Former Quebec premier Jacques Parizeau says the province’s securities regulator must impose conditions on Maple Group Acquisition Corp.’s $3.8-billion acquisition of TMX Group Inc., parent of the Toronto Stock Exchange and the Montreal Exchange.
Mr. Parizeau, who was the PQ premier from 1994-96, said Friday the deal must ensure Montreal remains the centre of derivatives trading in Canada.
After a $1.3-billion takeover by Toronto Stock Exchange in 2007, the Montreal Exchange stopped trading equities to focus on futures and derivatives contracts on stocks, currencies and other securities – a rapidly growing and profitable market.
Meanwhile, the TSX handled trading in senior companies and the Vancouver and Calgary exchanges were renamed the TSX Venture Exchange and handled junior companies.
Since the 2007 merger, the Montreal Exchange has rapidly increased the size of its futures business and has expanded into the United States with a joint venture called the Boston Options Exchange.
Quebec’s stocks regulator, L'Autorité des marchés financiers (AMF), has the power to veto the $3.8-billion transaction, which would make a group of banks and other financial companies owners of Canada’s stock exchanges.
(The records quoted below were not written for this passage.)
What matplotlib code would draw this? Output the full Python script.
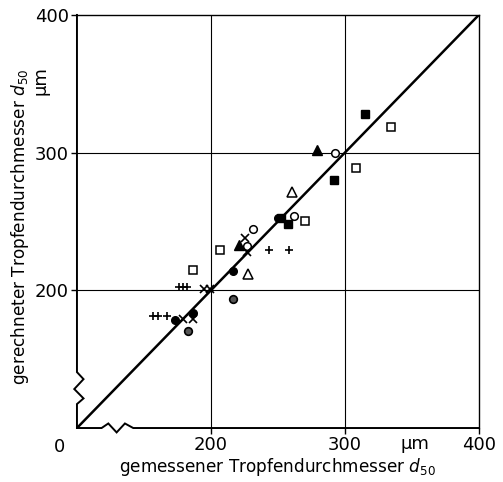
import matplotlib
matplotlib.use("Agg")
import matplotlib.pyplot as plt

# measured vs calculated drop diameter d50 (µm)
filled_sq_x = [292.0, 314.7, 257.7, 252.0]
filled_sq_y = [280.2, 328.3, 248.0, 252.2]
open_sq_x = [186.8, 206.9, 269.9, 308.0, 334.3]
open_sq_y = [214.5, 229.2, 250.2, 288.6, 318.3]
filled_ci_x = [216.2, 250.0, 173.1, 186.3]
filled_ci_y = [213.8, 252.5, 178.5, 183.3]
open_ci_x = [292.3, 261.9, 231.1, 227.1]
open_ci_y = [299.5, 253.8, 244.8, 232.1]
filled_tr_x = [278.9, 221.1]
filled_tr_y = [301.7, 232.6]
open_tr_x = [260.2, 227.6]
open_tr_y = [271.5, 211.6]
cross_x = [225.6, 227.1, 178.9, 186.3, 194.8, 199.3]
cross_y = [238.2, 227.8, 179.0, 179.5, 200.7, 200.7]
plus_x = [243.5, 258.2, 167.4, 156.5, 160.7, 176.3, 179.3, 182.3]
plus_y = [229.0, 229.0, 181.4, 181.4, 181.4, 202.2, 202.2, 202.2]
dotci_x = [216.7, 183.1]
dotci_y = [193.5, 170.1]

ticks = [200, 300, 400]
tick_labels = ["200", "300", "400"]

fig = plt.figure(figsize=(5.03, 4.82), dpi=100)
ax = fig.add_axes([0.153, 0.112, 0.799, 0.857])
ax.set_xlim(100, 400)
ax.set_ylim(100, 400)

for s in ["left", "bottom"]:
    ax.spines[s].set_visible(False)
for s in ["top", "right"]:
    ax.spines[s].set_linewidth(1.0)

# grid
for v in [200, 300]:
    ax.axvline(v, color="black", lw=0.8, zorder=1)
    ax.axhline(v, color="black", lw=0.8, zorder=1)

# broken axes (zigzag spines)
ax.plot([100, 100, 104.9, 98.0, 104.9, 100, 100],
        [400, 140.6, 135.5, 128.3, 121.5, 117.4, 100], color="black", lw=1.4,
        clip_on=False, zorder=3, solid_joinstyle="miter")
ax.plot([100, 118.4, 123.4, 129.6, 135.8, 142, 400],
        [100, 100, 103.3, 96.8, 103.3, 100, 100], color="black", lw=1.4,
        clip_on=False, zorder=3, solid_joinstyle="miter")

# diagonal
ax.plot([100, 400], [100, 400], color="black", lw=1.8, zorder=2)

ms = 5.5
kw = dict(linestyle="none", zorder=4)
ax.plot(filled_sq_x, filled_sq_y, marker="s", ms=ms, mfc="black", mec="black", **kw)
ax.plot(open_sq_x, open_sq_y, marker="s", ms=ms, mfc="white", mec="black", mew=1.1, **kw)
ax.plot(filled_ci_x, filled_ci_y, marker="o", ms=ms, mfc="black", mec="black", **kw)
ax.plot(open_ci_x, open_ci_y, marker="o", ms=ms, mfc="white", mec="black", mew=1.1, **kw)
ax.plot(filled_tr_x, filled_tr_y, marker="^", ms=ms + 1, mfc="black", mec="black", **kw)
ax.plot(open_tr_x, open_tr_y, marker="^", ms=ms + 1, mfc="white", mec="black", mew=1.1, **kw)
ax.plot(cross_x, cross_y, marker="x", ms=ms, mec="black", mew=1.2, **kw)
ax.plot(plus_x, plus_y, marker="+", ms=ms, mec="black", mew=1.2, **kw)
ax.plot(dotci_x, dotci_y, marker="o", ms=ms, mfc="#555555", mec="black", mew=1.2, **kw)

ax.set_xticks(ticks)
ax.set_xticklabels(tick_labels, fontsize=13)
ax.set_yticks(ticks)
ax.set_yticklabels(tick_labels, fontsize=13)
ax.tick_params(direction="out", length=4, width=1, pad=2)

ax.text(-0.03, -0.025, "0", transform=ax.transAxes, ha="right", va="top", fontsize=13)
ax.text(0.84, -0.018, "µm", transform=ax.transAxes, ha="center", va="top", fontsize=13)
ax.text(-0.09, 0.84, "µm", transform=ax.transAxes, ha="center", va="center",
        rotation=90, fontsize=13)

fig.text(0.552, 0.032, "gemessener Tropfendurchmesser $d_{50}$", fontsize=12.2,
         ha="center", va="center")
fig.text(0.04, 0.53, "gerechneter Tropfendurchmesser $d_{50}$", fontsize=12.2,
         ha="center", va="center", rotation=90)

fig.savefig("out.png", dpi=100)
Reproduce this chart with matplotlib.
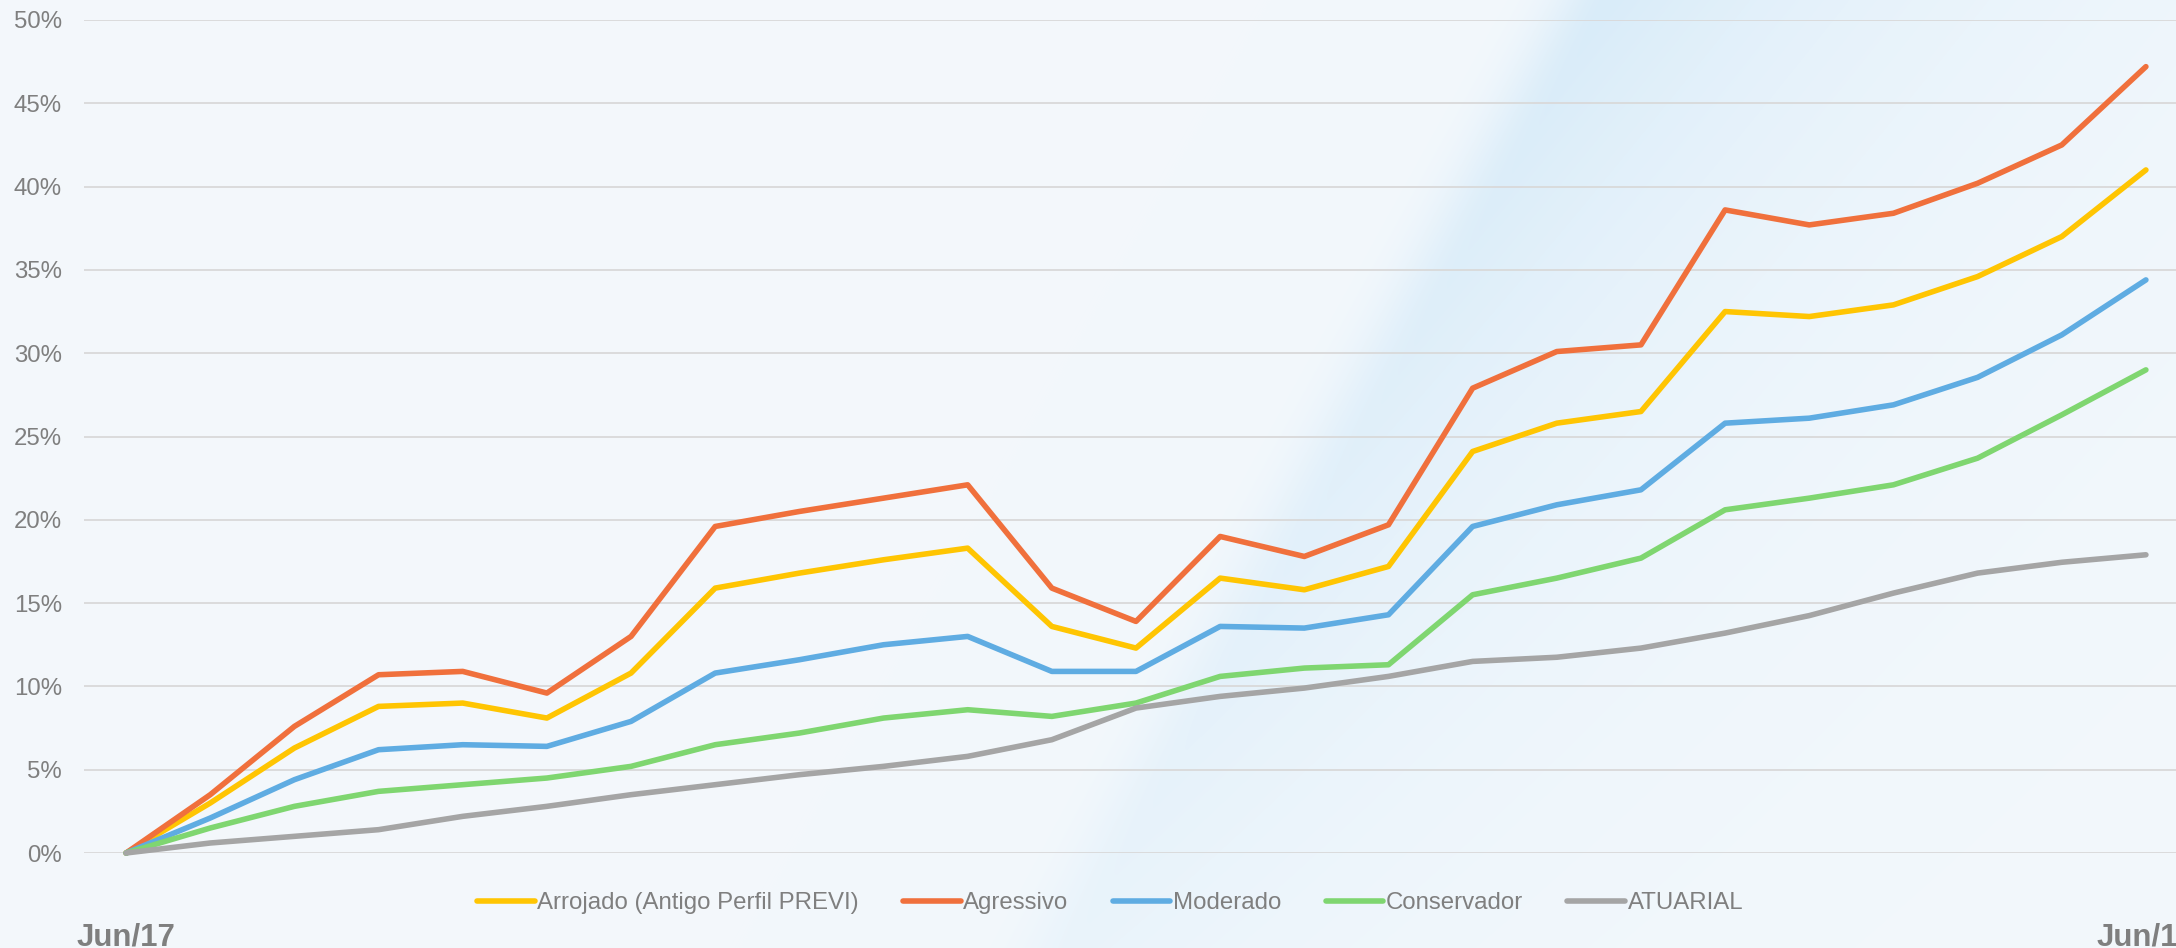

Mr. Parizeau told hearings in Montreal that the regulator should exercise this power to ensure Montreal doesn't become a shell for derivatives.
He said he fears the derivatives business will not grow as much as it could through the merger.
Mr. Parizeau spoke as part of a delegation by the shareholder rights group MEDAC. The group doesn't oppose the transaction, but fears it could weaken Quebec.
It proposes a series of recommendations, including ownership limits by any group and representation by Quebec residents on the board.
On Thursday, TMX Group and the consortium proposing to take over the stock exchange operator told the hearings they won't make any new commitments to Montreal.
Luc Bertrand, Maple Group's lead spokesman, said the commitments already made to the city could not be stronger.
“What we have proposed, with the support of TMX Group, is a plan that makes sense – a plan that serves all market participants and Canada’s capital markets over all,” said Mr. Bertrand, who is also deputy chairman of National Bank of Canada.
He said the plan has “tremendous potential value” for Montreal and the Quebec financial community.
TMX Group chief executive officer Tom Kloet added he did not foresee job losses in the city following the transaction.
“We believe that this proposal allows us to move forward in a way that benefits our stakeholders across Canada and here in Quebec,” Mr. Kloet said.
In order to continue growing, the Montreal Exchange would have to continue to expand its activities outside Quebec, Mr. Bertrand and Mr. Kloet added. It recently opened an office in London.
The Quebec regulator is the first in Canada to conduct hearings on the proposed takeover. The Ontario Securities Commission holds hearings next week.
The Montreal Board of Trade said Thursday it supports the deal and believes the composition of Maple – with National Bank, the Caisse de dépôt et placement du Québec and Desjardins Group – assures it the economic interests of Quebec and Montreal will be represented.
“However, the minority status of proponents from Quebec requires that the AMF obtain an explicit, formal guarantee that Maple will continue to concentrate derivatives expertise in Montreal in the future,” board president Michel Leblanc said in a news release.
The TMX board had originally supported a merger proposal with the London Stock Exchange Group and dismissed the Maple Group offer over a number of debt, competition and regulatory concerns.
But after the LSE deal failed to gain enough shareholder support this summer, the board turned its attention to the richer Maple offer. The two sides had been in talks for nearly four months.
TMX owns the Toronto Stock Exchange, the junior Venture market, the Montreal derivatives exchange and other Canadian trading assets.
Maple – a 13-member group of large pension funds, banks and insurers – persuaded the TMX board after months of talks to support the $3.8-billion takeover deal that it originally opposed.
The consortium includes the Alberta Investment Management Corp., Caisse de dépôt et placement du Québec, Canada Pension Plan Investment Board, CIBC World Markets, Desjardins Financial, Dundee Securities Corp., Fonds de solidarité des travailleurs du Québec, GMP Capital, National Bank Financial, Ontario Teachers' Pension Plan, Scotia Capital, TD Securities and Manulife Financial.
Critics have said the plan to merge the CDS clearing house and the alternative Alpha trading system with the TMX operations could create a monopoly that would favour the banks and insurance companies, who would also own the exchange.
Independent firms have expressed concerns about whether the banks will play fair and grant them cost-effective access to clearing and settling trades.
Critics also say the deal would create a virtual monopoly that could lead to higher fees and create enforcement and transparency issues.
The TMX and Maple groups tried earlier this month to reassure market users by committing to limit any one investor from owning more than 10 per cent of the company.
The deal still needs to be approved by regulators in Quebec, Ontario, British Columbia and Alberta, as well as Canada’s Competition Bureau.